Wednesday, March 17, 2010

LO CONTÉ COMO PUDE


Lo conté como puede y en otro sitio. A veces, la verdad, me da la sensación de que llevo muchos años escribiendo sobre lo mismo, sobre mí mismo, aunque le ponga aliños de cocina, lo enmarque en cuadros propios y ajenos, aunque venda todo eso, comerciante, como si el mundo fuera comercio.

Que lo es. Carnal, la mayor parte de las veces, algo charcutero muchas de ellas y espiritual, por decir algo, las otras. Pero espíritu por espíritu, y déjenme Ustedes que me ponga grosero, el del vino. Ese aguardiente de ruda que probé una sola vez y hace ya muchos años para crear en mi estómago poco piadoso pero creyente (muy creyente) el trou normand antes de los quesos.

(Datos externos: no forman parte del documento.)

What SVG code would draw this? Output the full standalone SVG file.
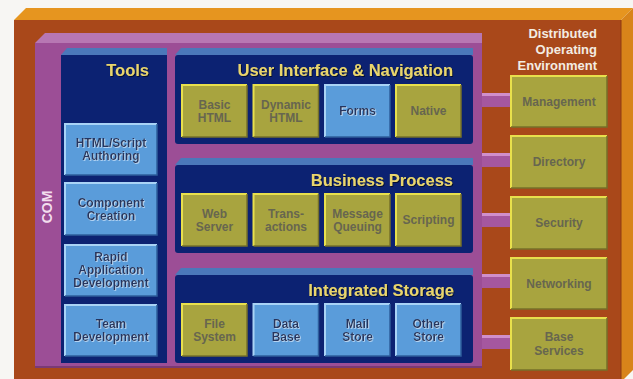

Pues eso. Antes de los quesos pasa casi todo. Estoy escuchando mi pequeña misa preferida, la de Rossini, porque le pega a la tarde cuaresmal, a mi whiskie almibarado y a ese frío que empieza a primaverar. Lo que son las cosas. Queda poco para el Viernes Santo y estoy más quieto que un palo: he puesto, por si acaso, la memoria en remojo y tengo un saquito de garbanzos de Fuentesaúco y un tarro de pimentón de la Vera cerca para que no se me olvide (jodida memoria) que hay que santificar las cazuelas como las fiestas de guardar (lo que iba a contar se queda para otro día porque me acaba de llamar mi amiga Ana, capote en ristre, desde la tierra de los garbanzos y se me ha ido el santo al cielo: las devociones, intactas).

Monday, March 08, 2010

DESPACHO DE VINOS



En un cuento antiguo e ingenuo don Pío Baroja escribió, con esa “letra menuda, firme, regular, sobre unas cuartillas cuadriculadas”, como contaba Azorín, la historia de Pachi, de mal nombre Pachi-Infierno, el amigo de un tabernero de pueblo que murió malamente de una pulmonía doble y del que su viuda heredó el despacho de vinos y siete hijos que malvivieron entre frascas de vino aguado, chatas botellas de aguardiente de hierbas, arenques secos como la mojama, polvo de la carretera y barro, mucho barro cuando se ponía a llover. Y no paraba.

Pachi era sepulturero de oficio desde que volvió de las Américas, que no hizo ni mal ni bien, sólo regular, y cuando la tabernera murió de fiebres puerperales tras el parto, viudo, de su octavo hijo, se hizo cargo de los más pequeños a los que llevó a vivir a su casita del cementerio. Y entonces plantó hortalizas entre las losas, de cualquier forma, y crecieron con tal hermosura y abundancia que un compadre las llevaba a vender cada jueves en el mercado, sabrosas, orondas, excepcionales.

El cuento, que don Pío tituló Las coles del cementerio, tiene su aquél, pero casi casi se queda sin moraleja. Y con un telón de fondo pobrecito y como aguado. Deslavado, como dice un amigo mío de las cosas insípidas y con poco color. Los caracoles que frecuentan las tapias de los cementerios suelen ser excepcionales. Y los espárragos que crecen en los muretes que están de espaldas al mar. De eso habla un poco don Pío, tímidamente, tapándose la nariz, ese poquito a pelo y el otro poco a pluma. Pero los Baroja, casi todos ellos, vinieron poco después a enmendarle la plana o a redondear el cuento. Don Ricardo con sus aguafuertes y a lo mejor don Julio Caro con sus historias. Da igual. Esta tarde ha llovido aquí de lo lindo y he pensado que le venía bien un poquito de color barojiano. De espaldas al mar. Sin coles ni espárragos ni caracoles. A lo mejor con un vinito un poco aguado y un cuento aguardentoso de verdad de don Ernesto Hemingway. Ya veremos.